DIRECTIVE
In the entries, find all lines that hold the word "code" and copy them.
--- Start of DATA ENTRIES ---
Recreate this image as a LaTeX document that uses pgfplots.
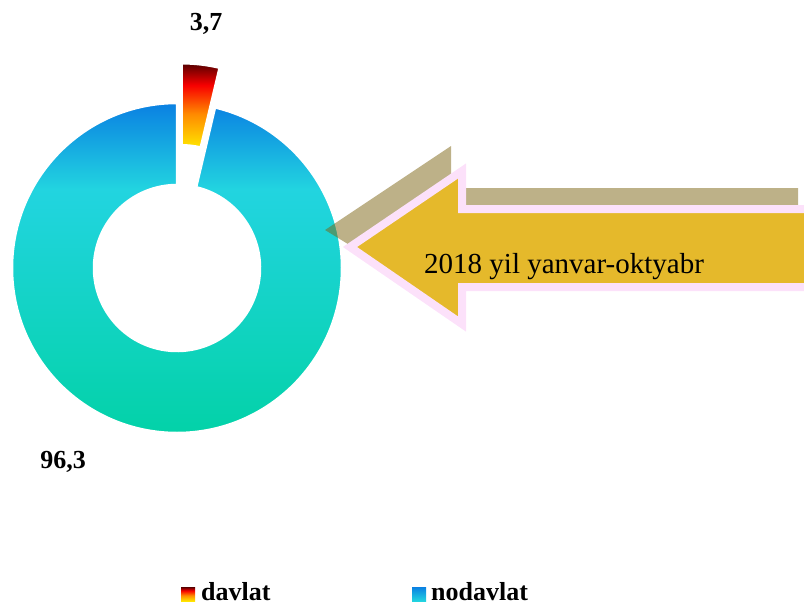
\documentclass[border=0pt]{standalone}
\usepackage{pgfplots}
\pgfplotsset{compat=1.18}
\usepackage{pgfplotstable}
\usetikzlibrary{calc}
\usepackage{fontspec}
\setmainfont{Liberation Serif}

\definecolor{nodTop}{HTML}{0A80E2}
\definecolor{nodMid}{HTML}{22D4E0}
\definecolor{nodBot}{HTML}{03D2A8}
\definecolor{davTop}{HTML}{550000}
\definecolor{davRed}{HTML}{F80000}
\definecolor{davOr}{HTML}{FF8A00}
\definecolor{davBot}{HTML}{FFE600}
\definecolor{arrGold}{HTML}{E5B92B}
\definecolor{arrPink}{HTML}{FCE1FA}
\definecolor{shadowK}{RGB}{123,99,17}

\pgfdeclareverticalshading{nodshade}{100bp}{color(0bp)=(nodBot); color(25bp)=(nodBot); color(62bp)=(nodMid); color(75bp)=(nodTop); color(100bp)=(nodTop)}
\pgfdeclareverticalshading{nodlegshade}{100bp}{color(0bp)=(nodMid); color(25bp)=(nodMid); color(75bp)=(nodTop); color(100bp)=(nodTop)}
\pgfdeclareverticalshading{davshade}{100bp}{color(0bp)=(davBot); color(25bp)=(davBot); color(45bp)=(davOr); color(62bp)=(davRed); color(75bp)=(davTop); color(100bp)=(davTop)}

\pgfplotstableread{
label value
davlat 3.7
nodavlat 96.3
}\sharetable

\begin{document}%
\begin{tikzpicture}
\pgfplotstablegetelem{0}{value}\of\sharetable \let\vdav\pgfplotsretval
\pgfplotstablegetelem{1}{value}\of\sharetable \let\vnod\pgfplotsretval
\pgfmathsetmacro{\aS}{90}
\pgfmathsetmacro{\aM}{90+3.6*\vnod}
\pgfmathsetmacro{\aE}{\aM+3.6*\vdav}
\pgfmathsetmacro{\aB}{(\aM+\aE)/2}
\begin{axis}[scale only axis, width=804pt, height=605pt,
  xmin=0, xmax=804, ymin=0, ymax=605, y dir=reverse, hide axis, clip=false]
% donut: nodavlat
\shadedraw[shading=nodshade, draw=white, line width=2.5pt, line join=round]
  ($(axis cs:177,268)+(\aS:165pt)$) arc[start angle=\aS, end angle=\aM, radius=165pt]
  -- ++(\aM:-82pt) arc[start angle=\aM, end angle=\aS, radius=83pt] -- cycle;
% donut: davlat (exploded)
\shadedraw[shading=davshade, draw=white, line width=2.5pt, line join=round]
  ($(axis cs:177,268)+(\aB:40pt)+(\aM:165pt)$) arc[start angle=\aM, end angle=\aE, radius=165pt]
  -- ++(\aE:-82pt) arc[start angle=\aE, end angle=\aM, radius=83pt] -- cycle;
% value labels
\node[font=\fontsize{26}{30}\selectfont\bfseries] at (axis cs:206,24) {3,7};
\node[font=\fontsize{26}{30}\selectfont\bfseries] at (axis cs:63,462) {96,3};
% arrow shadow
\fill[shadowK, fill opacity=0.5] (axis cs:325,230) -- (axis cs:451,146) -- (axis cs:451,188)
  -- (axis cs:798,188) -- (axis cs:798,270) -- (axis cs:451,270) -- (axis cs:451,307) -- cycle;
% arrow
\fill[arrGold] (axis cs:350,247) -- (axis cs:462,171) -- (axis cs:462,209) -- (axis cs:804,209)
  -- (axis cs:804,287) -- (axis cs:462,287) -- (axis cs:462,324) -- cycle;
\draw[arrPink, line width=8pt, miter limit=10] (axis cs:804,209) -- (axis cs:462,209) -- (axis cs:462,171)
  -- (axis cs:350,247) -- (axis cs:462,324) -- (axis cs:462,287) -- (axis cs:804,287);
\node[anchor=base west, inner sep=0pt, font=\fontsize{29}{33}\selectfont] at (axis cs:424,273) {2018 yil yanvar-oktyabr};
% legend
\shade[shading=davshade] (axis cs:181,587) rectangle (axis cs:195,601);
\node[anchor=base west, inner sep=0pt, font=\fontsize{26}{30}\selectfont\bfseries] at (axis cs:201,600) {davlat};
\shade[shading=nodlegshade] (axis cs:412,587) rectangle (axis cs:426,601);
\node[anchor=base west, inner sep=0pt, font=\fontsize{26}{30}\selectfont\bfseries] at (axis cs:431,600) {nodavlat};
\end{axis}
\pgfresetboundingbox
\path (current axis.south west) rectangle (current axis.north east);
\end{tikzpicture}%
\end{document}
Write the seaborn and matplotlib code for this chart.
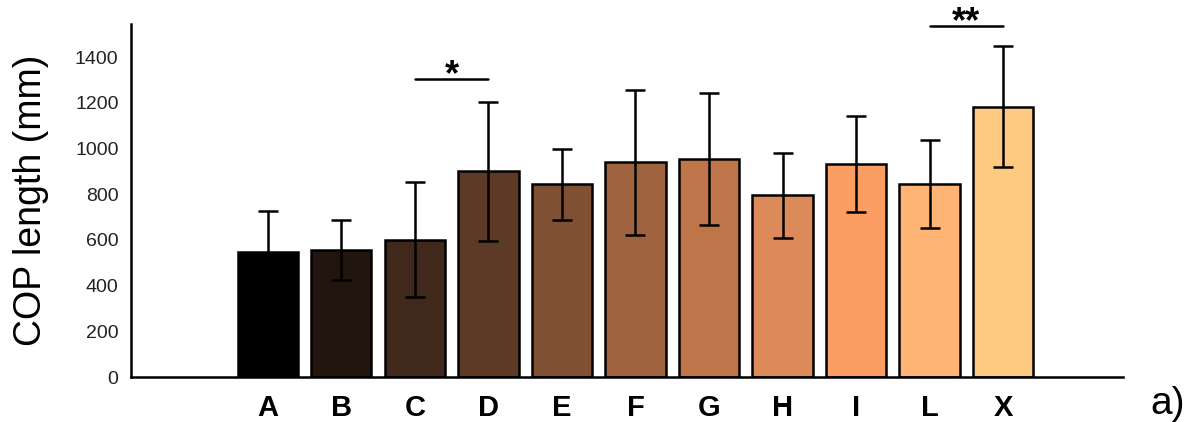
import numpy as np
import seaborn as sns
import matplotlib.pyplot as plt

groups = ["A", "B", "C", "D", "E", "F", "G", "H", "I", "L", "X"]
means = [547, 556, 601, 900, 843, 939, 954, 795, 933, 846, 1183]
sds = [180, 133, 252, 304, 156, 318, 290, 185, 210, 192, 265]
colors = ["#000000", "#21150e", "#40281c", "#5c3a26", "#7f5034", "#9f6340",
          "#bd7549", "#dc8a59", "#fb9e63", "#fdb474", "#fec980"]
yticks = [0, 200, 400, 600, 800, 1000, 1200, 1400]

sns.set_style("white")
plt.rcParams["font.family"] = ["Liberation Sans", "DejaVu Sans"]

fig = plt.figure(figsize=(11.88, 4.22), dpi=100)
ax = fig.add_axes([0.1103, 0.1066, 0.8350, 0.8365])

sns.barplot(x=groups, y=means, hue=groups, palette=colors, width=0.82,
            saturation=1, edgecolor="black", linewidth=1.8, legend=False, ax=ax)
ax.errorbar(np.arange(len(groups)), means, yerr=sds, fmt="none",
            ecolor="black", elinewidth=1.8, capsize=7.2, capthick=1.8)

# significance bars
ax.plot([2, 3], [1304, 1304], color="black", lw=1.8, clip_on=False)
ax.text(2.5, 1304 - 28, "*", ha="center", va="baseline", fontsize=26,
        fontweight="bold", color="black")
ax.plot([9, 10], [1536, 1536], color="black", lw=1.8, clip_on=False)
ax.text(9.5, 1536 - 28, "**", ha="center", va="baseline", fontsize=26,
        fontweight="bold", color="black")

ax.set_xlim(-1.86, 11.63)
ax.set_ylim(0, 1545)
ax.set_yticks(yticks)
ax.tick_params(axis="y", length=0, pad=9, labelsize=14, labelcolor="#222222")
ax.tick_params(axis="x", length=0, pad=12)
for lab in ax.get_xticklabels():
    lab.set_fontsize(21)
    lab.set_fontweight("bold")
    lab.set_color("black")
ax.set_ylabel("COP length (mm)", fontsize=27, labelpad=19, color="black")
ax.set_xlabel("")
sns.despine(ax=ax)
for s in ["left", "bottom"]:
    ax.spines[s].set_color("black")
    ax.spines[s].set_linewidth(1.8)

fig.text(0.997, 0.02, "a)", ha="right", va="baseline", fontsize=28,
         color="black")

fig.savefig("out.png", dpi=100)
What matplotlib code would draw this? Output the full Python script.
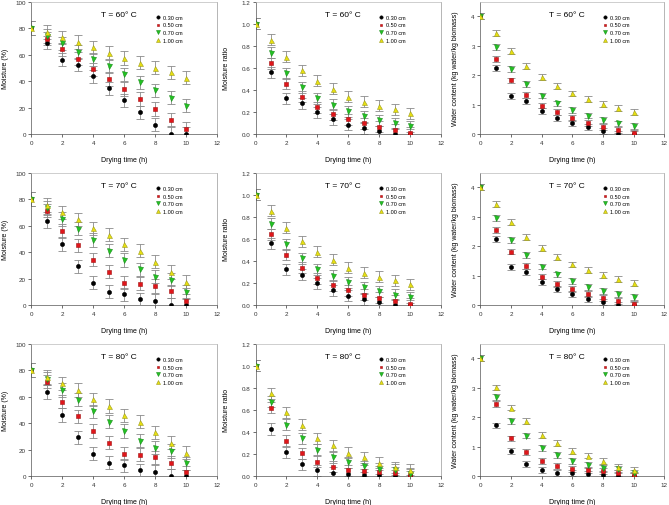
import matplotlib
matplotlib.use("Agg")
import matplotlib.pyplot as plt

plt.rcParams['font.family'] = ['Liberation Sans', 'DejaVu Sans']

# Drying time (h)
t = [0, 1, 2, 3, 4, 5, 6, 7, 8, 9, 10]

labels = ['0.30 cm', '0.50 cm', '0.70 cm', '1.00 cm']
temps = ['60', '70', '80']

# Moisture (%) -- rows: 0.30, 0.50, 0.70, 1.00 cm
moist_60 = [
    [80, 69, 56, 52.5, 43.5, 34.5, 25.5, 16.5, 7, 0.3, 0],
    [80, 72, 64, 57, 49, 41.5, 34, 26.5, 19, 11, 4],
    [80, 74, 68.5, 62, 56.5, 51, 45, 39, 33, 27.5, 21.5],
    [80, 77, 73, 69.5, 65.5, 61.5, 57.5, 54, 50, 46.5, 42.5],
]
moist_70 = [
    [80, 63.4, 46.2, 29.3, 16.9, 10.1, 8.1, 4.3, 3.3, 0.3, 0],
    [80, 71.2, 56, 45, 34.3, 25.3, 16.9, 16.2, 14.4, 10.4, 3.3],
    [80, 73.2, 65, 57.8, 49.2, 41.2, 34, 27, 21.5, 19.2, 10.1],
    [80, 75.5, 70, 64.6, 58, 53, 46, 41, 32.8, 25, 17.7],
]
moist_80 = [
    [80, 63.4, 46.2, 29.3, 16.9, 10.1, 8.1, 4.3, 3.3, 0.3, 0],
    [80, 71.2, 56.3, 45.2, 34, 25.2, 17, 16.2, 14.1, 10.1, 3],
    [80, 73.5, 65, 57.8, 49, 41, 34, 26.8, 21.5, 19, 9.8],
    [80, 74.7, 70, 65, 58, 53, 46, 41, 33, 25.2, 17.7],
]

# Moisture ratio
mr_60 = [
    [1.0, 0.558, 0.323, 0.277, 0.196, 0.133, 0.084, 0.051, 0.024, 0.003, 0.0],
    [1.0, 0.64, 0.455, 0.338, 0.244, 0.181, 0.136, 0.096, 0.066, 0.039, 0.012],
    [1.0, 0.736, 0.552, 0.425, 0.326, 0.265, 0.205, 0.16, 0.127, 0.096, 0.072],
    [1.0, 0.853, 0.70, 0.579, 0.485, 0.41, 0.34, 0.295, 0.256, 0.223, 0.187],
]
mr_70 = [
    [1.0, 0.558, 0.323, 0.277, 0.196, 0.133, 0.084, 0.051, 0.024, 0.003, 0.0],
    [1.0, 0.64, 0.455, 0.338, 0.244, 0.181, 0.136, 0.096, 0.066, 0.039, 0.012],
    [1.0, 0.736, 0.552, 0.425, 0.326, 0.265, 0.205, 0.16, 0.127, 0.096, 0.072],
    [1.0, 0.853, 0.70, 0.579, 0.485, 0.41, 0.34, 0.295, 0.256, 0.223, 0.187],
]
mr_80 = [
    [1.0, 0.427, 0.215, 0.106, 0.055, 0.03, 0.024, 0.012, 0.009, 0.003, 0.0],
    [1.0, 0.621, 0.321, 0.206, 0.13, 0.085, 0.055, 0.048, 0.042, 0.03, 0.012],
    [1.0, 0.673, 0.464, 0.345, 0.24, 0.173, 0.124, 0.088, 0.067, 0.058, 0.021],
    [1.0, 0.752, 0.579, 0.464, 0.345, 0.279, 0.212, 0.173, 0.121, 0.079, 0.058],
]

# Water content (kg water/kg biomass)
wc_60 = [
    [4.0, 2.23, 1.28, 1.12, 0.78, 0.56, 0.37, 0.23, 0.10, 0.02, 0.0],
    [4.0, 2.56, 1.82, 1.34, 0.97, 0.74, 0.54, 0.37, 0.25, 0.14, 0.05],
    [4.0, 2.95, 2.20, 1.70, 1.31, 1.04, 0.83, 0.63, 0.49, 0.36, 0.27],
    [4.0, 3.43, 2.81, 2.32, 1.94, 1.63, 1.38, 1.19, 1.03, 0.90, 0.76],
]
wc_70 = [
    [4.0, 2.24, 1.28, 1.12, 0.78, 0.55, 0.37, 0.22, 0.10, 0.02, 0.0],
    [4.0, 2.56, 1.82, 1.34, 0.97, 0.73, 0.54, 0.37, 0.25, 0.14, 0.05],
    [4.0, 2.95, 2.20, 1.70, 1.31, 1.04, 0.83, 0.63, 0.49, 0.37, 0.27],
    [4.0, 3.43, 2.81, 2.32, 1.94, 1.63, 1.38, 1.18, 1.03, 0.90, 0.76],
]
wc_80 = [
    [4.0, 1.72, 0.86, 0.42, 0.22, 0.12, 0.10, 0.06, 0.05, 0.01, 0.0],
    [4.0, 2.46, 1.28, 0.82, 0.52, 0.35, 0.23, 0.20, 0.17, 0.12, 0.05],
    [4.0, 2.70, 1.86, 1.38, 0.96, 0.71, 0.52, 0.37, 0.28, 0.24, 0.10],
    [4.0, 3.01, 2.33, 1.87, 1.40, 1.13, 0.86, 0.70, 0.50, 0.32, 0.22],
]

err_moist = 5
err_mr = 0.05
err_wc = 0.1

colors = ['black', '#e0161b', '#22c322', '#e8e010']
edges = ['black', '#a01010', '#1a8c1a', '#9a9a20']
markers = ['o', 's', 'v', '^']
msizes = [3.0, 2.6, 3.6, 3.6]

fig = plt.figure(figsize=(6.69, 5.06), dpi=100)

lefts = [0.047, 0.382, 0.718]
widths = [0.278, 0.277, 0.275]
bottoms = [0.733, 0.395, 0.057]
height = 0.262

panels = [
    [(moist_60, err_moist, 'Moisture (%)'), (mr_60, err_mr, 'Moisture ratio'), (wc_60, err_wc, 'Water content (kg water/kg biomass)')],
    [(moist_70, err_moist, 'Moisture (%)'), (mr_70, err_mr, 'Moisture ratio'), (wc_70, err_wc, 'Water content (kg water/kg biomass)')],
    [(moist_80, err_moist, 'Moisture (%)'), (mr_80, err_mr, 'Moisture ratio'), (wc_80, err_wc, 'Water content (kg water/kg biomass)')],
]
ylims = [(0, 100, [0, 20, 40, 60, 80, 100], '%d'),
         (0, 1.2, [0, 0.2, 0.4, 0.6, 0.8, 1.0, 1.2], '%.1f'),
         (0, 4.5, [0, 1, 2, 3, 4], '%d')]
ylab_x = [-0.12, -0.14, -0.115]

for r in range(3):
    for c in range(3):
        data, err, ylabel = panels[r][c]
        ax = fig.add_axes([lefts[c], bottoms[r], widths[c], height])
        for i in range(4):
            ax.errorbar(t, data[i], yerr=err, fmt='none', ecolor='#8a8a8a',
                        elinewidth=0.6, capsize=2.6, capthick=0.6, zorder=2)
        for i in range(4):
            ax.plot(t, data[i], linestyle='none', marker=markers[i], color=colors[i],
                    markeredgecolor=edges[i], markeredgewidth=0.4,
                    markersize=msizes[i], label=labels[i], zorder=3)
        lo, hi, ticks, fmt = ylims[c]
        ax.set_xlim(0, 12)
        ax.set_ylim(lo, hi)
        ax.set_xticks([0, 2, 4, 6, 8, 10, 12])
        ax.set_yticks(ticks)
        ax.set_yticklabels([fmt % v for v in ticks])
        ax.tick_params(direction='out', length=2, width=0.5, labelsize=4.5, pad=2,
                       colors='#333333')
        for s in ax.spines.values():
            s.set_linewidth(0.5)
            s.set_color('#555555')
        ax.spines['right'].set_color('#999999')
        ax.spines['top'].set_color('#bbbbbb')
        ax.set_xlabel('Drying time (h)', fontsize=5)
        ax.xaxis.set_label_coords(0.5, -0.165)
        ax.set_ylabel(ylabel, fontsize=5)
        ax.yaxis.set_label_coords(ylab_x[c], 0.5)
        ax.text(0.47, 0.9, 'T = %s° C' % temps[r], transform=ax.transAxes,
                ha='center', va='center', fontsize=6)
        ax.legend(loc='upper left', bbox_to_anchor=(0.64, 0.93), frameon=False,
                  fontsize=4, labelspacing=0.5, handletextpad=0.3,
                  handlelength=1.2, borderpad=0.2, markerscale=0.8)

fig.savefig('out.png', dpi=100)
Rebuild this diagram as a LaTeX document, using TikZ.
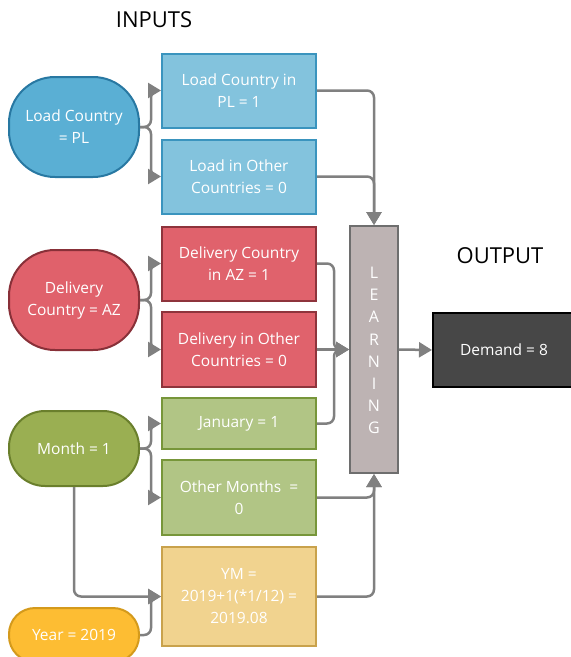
--- End of DATA ENTRIES ---
RIGHT ANSWER
Write the seaborn and matplotlib code for this chart.
What matplotlib code would draw this? Output the full Python script.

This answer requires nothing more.